-- Dataset excerpt --

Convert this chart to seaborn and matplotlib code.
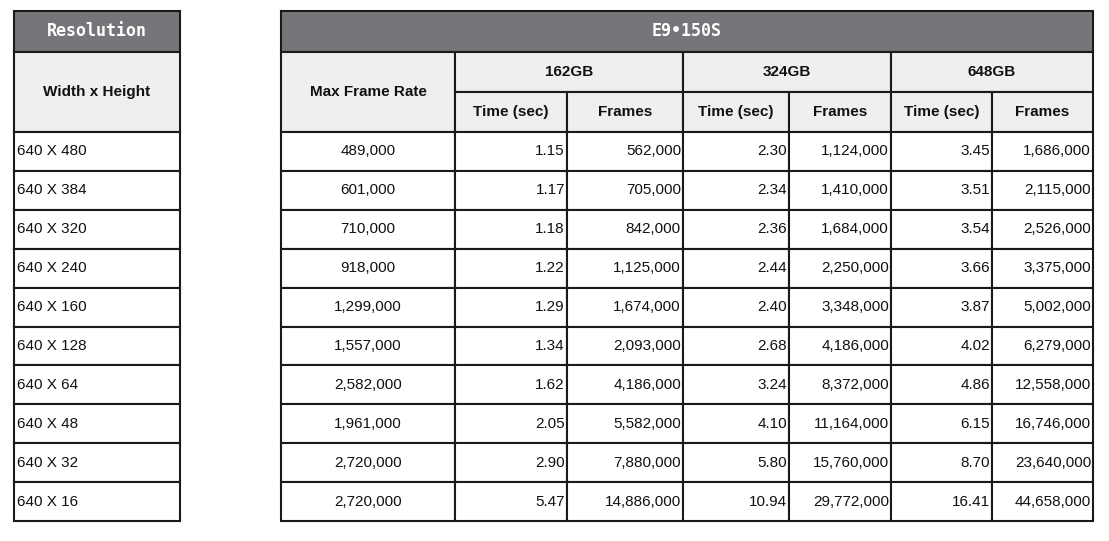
import matplotlib
matplotlib.use("Agg")
import matplotlib.pyplot as plt
import seaborn as sns

sns.set_theme(style="white")

resolutions = ["640 X 480", "640 X 384", "640 X 320", "640 X 240", "640 X 160",
               "640 X 128", "640 X 64", "640 X 48", "640 X 32", "640 X 16"]
max_rate = ["489,000", "601,000", "710,000", "918,000", "1,299,000",
            "1,557,000", "2,582,000", "1,961,000", "2,720,000", "2,720,000"]
t162 = ["1.15", "1.17", "1.18", "1.22", "1.29", "1.34", "1.62", "2.05", "2.90", "5.47"]
f162 = ["562,000", "705,000", "842,000", "1,125,000", "1,674,000",
        "2,093,000", "4,186,000", "5,582,000", "7,880,000", "14,886,000"]
t324 = ["2.30", "2.34", "2.36", "2.44", "2.40", "2.68", "3.24", "4.10", "5.80", "10.94"]
f324 = ["1,124,000", "1,410,000", "1,684,000", "2,250,000", "3,348,000",
        "4,186,000", "8,372,000", "11,164,000", "15,760,000", "29,772,000"]
t648 = ["3.45", "3.51", "3.54", "3.66", "3.87", "4.02", "4.86", "6.15", "8.70", "16.41"]
f648 = ["1,686,000", "2,115,000", "2,526,000", "3,375,000", "5,002,000",
        "6,279,000", "12,558,000", "16,746,000", "23,640,000", "44,658,000"]
capacities = ["162GB", "324GB", "648GB"]

DARK = "#757679"
LIGHT = "#efefef"
body_font = "Liberation Sans"
FS = 11

fig = plt.figure(figsize=(11.09, 5.41), dpi=100)
ax = fig.add_axes([0, 0, 1, 1])
ax.set_xlim(0, 1109)
ax.set_ylim(541, 0)
ax.axis("off")


def cell(x0, x1, y0, y1, fill="white", text=None, ha="center", **kw):
    ax.add_patch(plt.Rectangle((x0, y0), x1 - x0, y1 - y0, facecolor=fill,
                               edgecolor="#1a1a1a", linewidth=1.5))
    if text is not None:
        if ha == "center":
            tx = (x0 + x1) / 2
        elif ha == "right":
            tx = x1 - 2
        else:
            tx = x0 + 3
        ax.text(tx, (y0 + y1) / 2, text, ha=ha, va="center", **kw)


body = dict(fontsize=FS, family=body_font, color="#111111")
head = dict(fontsize=FS, family=body_font, color="#111111", fontweight="bold")
mono = dict(fontsize=12, family="DejaVu Sans Mono", color="white", fontweight="bold")

# left table
cell(14, 180, 11, 52, DARK, "Resolution", **mono)
cell(14, 180, 52, 132, LIGHT, "Width x Height", **head)
row_h = (521 - 132) / len(resolutions)
for i, r in enumerate(resolutions):
    y0 = 132 + i * row_h
    cell(14, 180, y0, y0 + row_h, "white", r, ha="left", **body)

# right table
cols = [281, 455, 567, 683, 789, 891, 992, 1093]
cell(281, 1093, 11, 52, DARK, "E9\u2022150S", **mono)
cell(281, 455, 52, 132, LIGHT, "Max Frame Rate", **head)
for k, cap in enumerate(capacities):
    a, b, c = cols[1 + 2 * k], cols[2 + 2 * k], cols[3 + 2 * k]
    cell(a, c, 52, 92, LIGHT, cap, **head)
    cell(a, b, 92, 132, LIGHT, "Time (sec)", **head)
    cell(b, c, 92, 132, LIGHT, "Frames", **head)

data_cols = [t162, f162, t324, f324, t648, f648]
for i in range(len(resolutions)):
    y0 = 132 + i * row_h
    cell(281, 455, y0, y0 + row_h, "white", max_rate[i], **body)
    for j, col in enumerate(data_cols):
        cell(cols[1 + j], cols[2 + j], y0, y0 + row_h, "white", col[i], ha="right", **body)

fig.savefig("out.png", dpi=100)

-- What needs to be done --
Transcribe the material exactly, and leave out whatever pictures it holds.

-- Solution to this exercise --
Convert this chart to seaborn and matplotlib code.
import matplotlib
matplotlib.use("Agg")
import matplotlib.pyplot as plt
import seaborn as sns

sns.set_theme(style="white")

resolutions = ["640 X 480", "640 X 384", "640 X 320", "640 X 240", "640 X 160",
               "640 X 128", "640 X 64", "640 X 48", "640 X 32", "640 X 16"]
max_rate = ["489,000", "601,000", "710,000", "918,000", "1,299,000",
            "1,557,000", "2,582,000", "1,961,000", "2,720,000", "2,720,000"]
t162 = ["1.15", "1.17", "1.18", "1.22", "1.29", "1.34", "1.62", "2.05", "2.90", "5.47"]
f162 = ["562,000", "705,000", "842,000", "1,125,000", "1,674,000",
        "2,093,000", "4,186,000", "5,582,000", "7,880,000", "14,886,000"]
t324 = ["2.30", "2.34", "2.36", "2.44", "2.40", "2.68", "3.24", "4.10", "5.80", "10.94"]
f324 = ["1,124,000", "1,410,000", "1,684,000", "2,250,000", "3,348,000",
        "4,186,000", "8,372,000", "11,164,000", "15,760,000", "29,772,000"]
t648 = ["3.45", "3.51", "3.54", "3.66", "3.87", "4.02", "4.86", "6.15", "8.70", "16.41"]
f648 = ["1,686,000", "2,115,000", "2,526,000", "3,375,000", "5,002,000",
        "6,279,000", "12,558,000", "16,746,000", "23,640,000", "44,658,000"]
capacities = ["162GB", "324GB", "648GB"]

DARK = "#757679"
LIGHT = "#efefef"
body_font = "Liberation Sans"
FS = 11

fig = plt.figure(figsize=(11.09, 5.41), dpi=100)
ax = fig.add_axes([0, 0, 1, 1])
ax.set_xlim(0, 1109)
ax.set_ylim(541, 0)
ax.axis("off")


def cell(x0, x1, y0, y1, fill="white", text=None, ha="center", **kw):
    ax.add_patch(plt.Rectangle((x0, y0), x1 - x0, y1 - y0, facecolor=fill,
                               edgecolor="#1a1a1a", linewidth=1.5))
    if text is not None:
        if ha == "center":
            tx = (x0 + x1) / 2
        elif ha == "right":
            tx = x1 - 2
        else:
            tx = x0 + 3
        ax.text(tx, (y0 + y1) / 2, text, ha=ha, va="center", **kw)


body = dict(fontsize=FS, family=body_font, color="#111111")
head = dict(fontsize=FS, family=body_font, color="#111111", fontweight="bold")
mono = dict(fontsize=12, family="DejaVu Sans Mono", color="white", fontweight="bold")

# left table
cell(14, 180, 11, 52, DARK, "Resolution", **mono)
cell(14, 180, 52, 132, LIGHT, "Width x Height", **head)
row_h = (521 - 132) / len(resolutions)
for i, r in enumerate(resolutions):
    y0 = 132 + i * row_h
    cell(14, 180, y0, y0 + row_h, "white", r, ha="left", **body)

# right table
cols = [281, 455, 567, 683, 789, 891, 992, 1093]
cell(281, 1093, 11, 52, DARK, "E9\u2022150S", **mono)
cell(281, 455, 52, 132, LIGHT, "Max Frame Rate", **head)
for k, cap in enumerate(capacities):
    a, b, c = cols[1 + 2 * k], cols[2 + 2 * k], cols[3 + 2 * k]
    cell(a, c, 52, 92, LIGHT, cap, **head)
    cell(a, b, 92, 132, LIGHT, "Time (sec)", **head)
    cell(b, c, 92, 132, LIGHT, "Frames", **head)

data_cols = [t162, f162, t324, f324, t648, f648]
for i in range(len(resolutions)):
    y0 = 132 + i * row_h
    cell(281, 455, y0, y0 + row_h, "white", max_rate[i], **body)
    for j, col in enumerate(data_cols):
        cell(cols[1 + j], cols[2 + j], y0, y0 + row_h, "white", col[i], ha="right", **body)

fig.savefig("out.png", dpi=100)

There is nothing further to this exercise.